## Set problem
Only the lines from the start of the data below through the line that contains "[act] (B0) -- (B);" are to be copied, exactly and without pictures.

## Collected material
/---

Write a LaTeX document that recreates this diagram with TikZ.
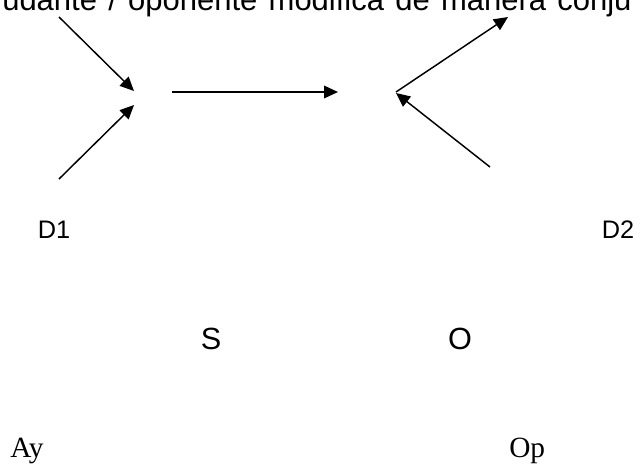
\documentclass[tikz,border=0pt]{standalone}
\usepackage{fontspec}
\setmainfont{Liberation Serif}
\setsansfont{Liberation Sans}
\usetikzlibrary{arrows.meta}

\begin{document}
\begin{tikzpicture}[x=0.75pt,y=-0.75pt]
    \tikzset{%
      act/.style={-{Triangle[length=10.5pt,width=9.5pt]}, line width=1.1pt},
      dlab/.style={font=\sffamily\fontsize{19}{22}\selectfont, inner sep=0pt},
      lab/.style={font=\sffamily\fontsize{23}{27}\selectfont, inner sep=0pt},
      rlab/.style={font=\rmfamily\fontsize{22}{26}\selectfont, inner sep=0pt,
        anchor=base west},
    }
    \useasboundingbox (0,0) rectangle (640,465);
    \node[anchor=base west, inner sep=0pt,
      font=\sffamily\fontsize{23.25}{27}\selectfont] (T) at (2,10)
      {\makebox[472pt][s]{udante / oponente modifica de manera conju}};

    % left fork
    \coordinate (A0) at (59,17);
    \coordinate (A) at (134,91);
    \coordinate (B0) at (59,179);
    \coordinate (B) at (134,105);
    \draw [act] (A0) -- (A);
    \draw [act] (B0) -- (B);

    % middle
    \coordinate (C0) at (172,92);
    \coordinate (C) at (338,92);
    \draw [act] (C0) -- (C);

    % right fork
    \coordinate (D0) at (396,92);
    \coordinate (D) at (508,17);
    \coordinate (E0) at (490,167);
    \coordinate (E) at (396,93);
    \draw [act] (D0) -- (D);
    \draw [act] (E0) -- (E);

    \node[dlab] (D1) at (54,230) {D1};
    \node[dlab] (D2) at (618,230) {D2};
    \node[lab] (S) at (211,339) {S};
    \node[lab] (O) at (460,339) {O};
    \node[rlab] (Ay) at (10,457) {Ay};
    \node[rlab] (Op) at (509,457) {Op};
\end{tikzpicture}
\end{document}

\---

## Problem solution
Write a LaTeX document that recreates this diagram with TikZ.
\documentclass[tikz,border=0pt]{standalone}
\usepackage{fontspec}
\setmainfont{Liberation Serif}
\setsansfont{Liberation Sans}
\usetikzlibrary{arrows.meta}

\begin{document}
\begin{tikzpicture}[x=0.75pt,y=-0.75pt]
    \tikzset{%
      act/.style={-{Triangle[length=10.5pt,width=9.5pt]}, line width=1.1pt},
      dlab/.style={font=\sffamily\fontsize{19}{22}\selectfont, inner sep=0pt},
      lab/.style={font=\sffamily\fontsize{23}{27}\selectfont, inner sep=0pt},
      rlab/.style={font=\rmfamily\fontsize{22}{26}\selectfont, inner sep=0pt,
        anchor=base west},
    }
    \useasboundingbox (0,0) rectangle (640,465);
    \node[anchor=base west, inner sep=0pt,
      font=\sffamily\fontsize{23.25}{27}\selectfont] (T) at (2,10)
      {\makebox[472pt][s]{udante / oponente modifica de manera conju}};

    % left fork
    \coordinate (A0) at (59,17);
    \coordinate (A) at (134,91);
    \coordinate (B0) at (59,179);
    \coordinate (B) at (134,105);
    \draw [act] (A0) -- (A);
    \draw [act] (B0) -- (B);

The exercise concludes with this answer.